The burden of diabetes in 2002 was 132 billion. The prevalence of diabetes in all age groups may be increasing, reflecting the surging rates of obesity. In terms of vision impairment, diabetes is the leading cause of blindness in the working population that is preventable with timely application of photocoagulation.
Unfortunately, the majority of people with diabetes may not obtain annual dilated retinal examinations as recommended by the American Academy of Ophthalmology (AAO). Even in managed-care populations, annual retinal examination rates may not exceed 50%. In rural populations, the rates may be less.
A sobering fact is that even when patients with diabetes are examined by an ophthalmologist, the sensitivity for detecting retinopathy may be as low as 34% compared with ETDRS photography, according to one publication.1 It has been suggested that residency programs should address this issue. The answer to this conundrum may lie not in the office of residency program directors, but rather in the office of the chief technology officer.
Ophthalmologists may feel threatened with this burgeoning practice. Retinal evaluations performed in the office of a primary-care physician and remotely interpreted by a reading center via telemedicine may reduce patient visits in the office of an ophthalmologist. I propose that ophthalmologists should embrace this new paradigm.
First, patients with preventable vision impairment from diabetic retinopathy may be undertreated due to annual dilated retinal examination rates at a level approximating 50% or less. Second, assuming every patient with diabetes were to be scheduled for an annual examination with an ophthalmologist, I submit we could not handle the load.
According to workforce analyses, each ophthalmologist in my home state of South Carolina would have to work an additional 4 to 6 hours per week to examine every patient with diabetes on an annual basis. Taking into account that not every ophthalmologist performs retinal evaluations, this workforce assessment is probably underestimated.
The advancement in technology that allows retinal evaluations of patients with diabetes in the office of the primary-care physician is a good idea. Telemedicine bridges communication barriers between primary-care physicians and ophthalmologists because the primary-care physician directly orders the exam. This practice will increase referrals to an ophthalmologist. In addition, the primary-care physician is more able to adhere to clinical practice guidelines as advocated by the American Diabetes Association (ADA).
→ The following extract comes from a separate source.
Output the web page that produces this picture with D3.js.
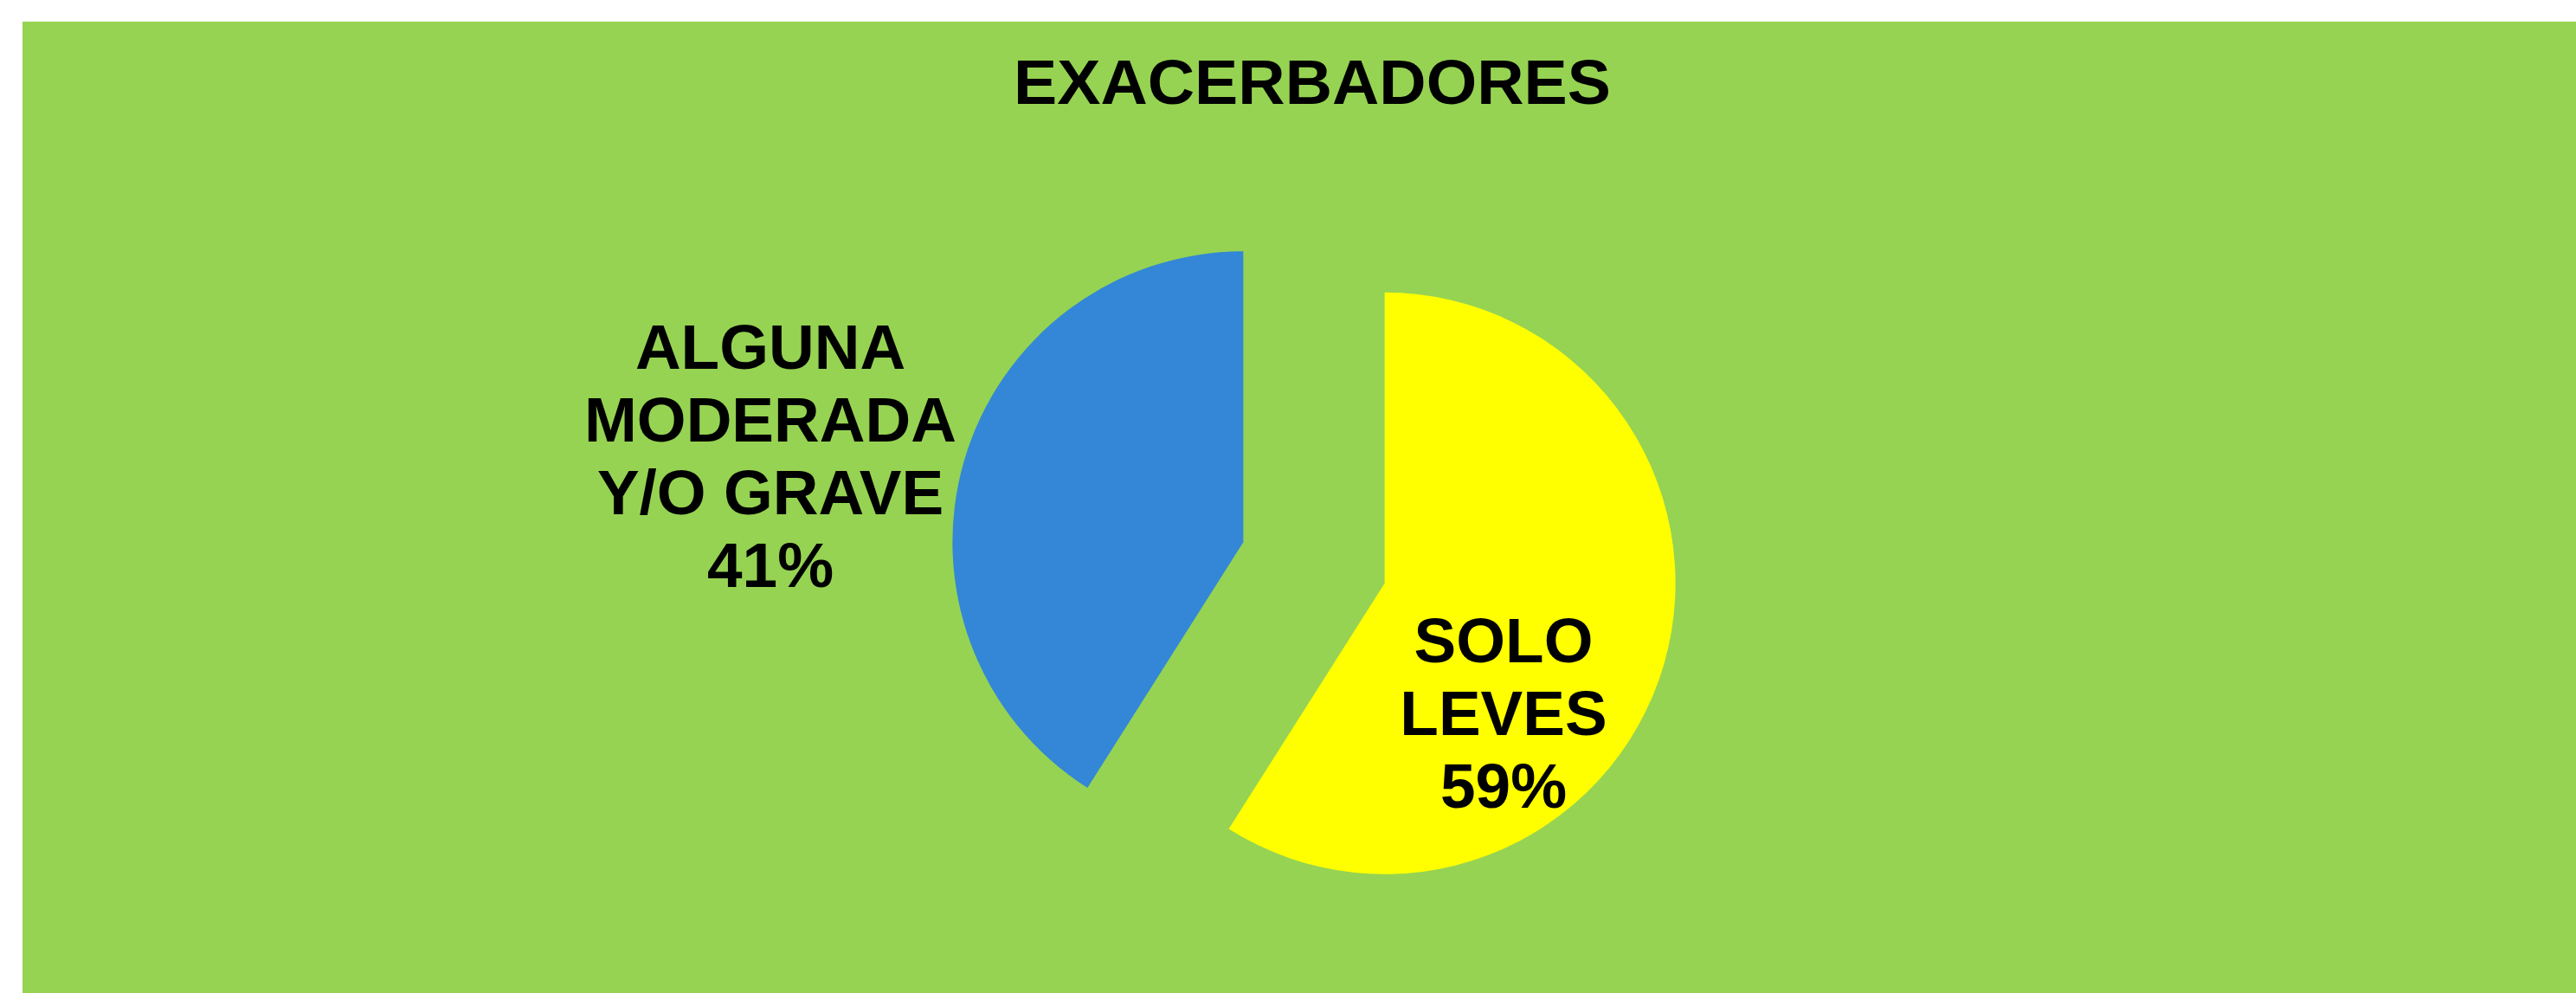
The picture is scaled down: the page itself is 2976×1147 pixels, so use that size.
<!DOCTYPE html>
<html>
<head>
<meta charset="utf-8">
<script src="https://cdn.jsdelivr.net/npm/d3@7/dist/d3.min.js"></script>
<style>
  html, body { margin: 0; padding: 0; background: #ffffff; }
  svg { display: block; }
  text { font-family: "Liberation Sans", Arial, sans-serif; font-weight: bold; fill: #000; }
</style>
</head>
<body>
<script>
const title = "EXACERBADORES";
const categories = ["SOLO LEVES", "ALGUNA MODERADA Y/O GRAVE"];
const values = [59, 41];
const labelLines = [["SOLO", "LEVES", "59%"], ["ALGUNA", "MODERADA", "Y/O GRAVE", "41%"]];
const colors = ["#ffff00", "#3387d6"];

const W = 2976, H = 1147;
const svg = d3.select("body").append("svg").attr("width", W).attr("height", H);

// chart area
svg.append("rect").attr("x", 26).attr("y", 25).attr("width", W - 26).attr("height", H - 25).attr("fill", "#96d352");

svg.append("text").attr("x", 1516).attr("y", 120).attr("text-anchor", "middle")
  .attr("font-size", 72).attr("textLength", 690).attr("lengthAdjust", "spacingAndGlyphs").text(title);

const cx = 1518, cy = 650, R = 336, explode = 85;
const pie = d3.pie().sort(null).value(d => d);
const arcs = pie(values);
const arc = d3.arc().innerRadius(0).outerRadius(R);

const g = svg.append("g").attr("transform", `translate(${cx},${cy})`);
g.selectAll("path").data(arcs).enter().append("path")
  .attr("d", arc)
  .attr("fill", (d, i) => colors[i])
  .attr("transform", d => {
    const a = (d.startAngle + d.endAngle) / 2;
    return `translate(${explode * Math.sin(a)},${-explode * Math.cos(a)})`;
  });

// data labels
const labelPos = [{x: 1737 - cx, y: 765 - cy}, {x: 890 - cx, y: 426 - cy}];
const lineH = 84;
labelLines.forEach((lines, i) => {
  const t = g.append("text").attr("text-anchor", "middle").attr("font-size", 73);
  lines.forEach((ln, k) => {
    t.append("tspan").attr("x", labelPos[i].x).attr("y", labelPos[i].y + k * lineH).text(ln);
  });
});
</script>
</body>
</html>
Further work is needed to clarify the role of telemedicine and other innovative disease management approaches to improve ocular health outcomes. We are currently conducting National Institutes of Health (NIH) funding research that evaluates a comprehensive disease management approach to diabetes self-management utilizing telemedicine that focuses on ADA clinical practice guidelines, which includes a retinal assessment.
Richard M. Davis, MD, is professor and chairman, department of ophthalmology, University of South Carolina School of Medicine, Columbia. He can be reached at 803/434-7056 or email@example.com
1. Lin DY, Blumenkranz MS, Brothers RJ, Grosvenor DM. The sensitivity and specificity of single-field nonmydriatic monochromatic digital fundus photography with remote image interpretation for diabetic retinopathy screening: a comparison with ophthalmoscopy and standardized mydriatic color photography. Am J Ophthalmol 2002;134:204-213.
2. Davis RM, Fowler S, Bellis K, Pockl J, Al Pakalnis V, Woldorf A. Telemedicine improves eye examination rates in individuals with diabetes: a model for eye-care delivery in underserved communities. Diabetes Care 2003;26:2476.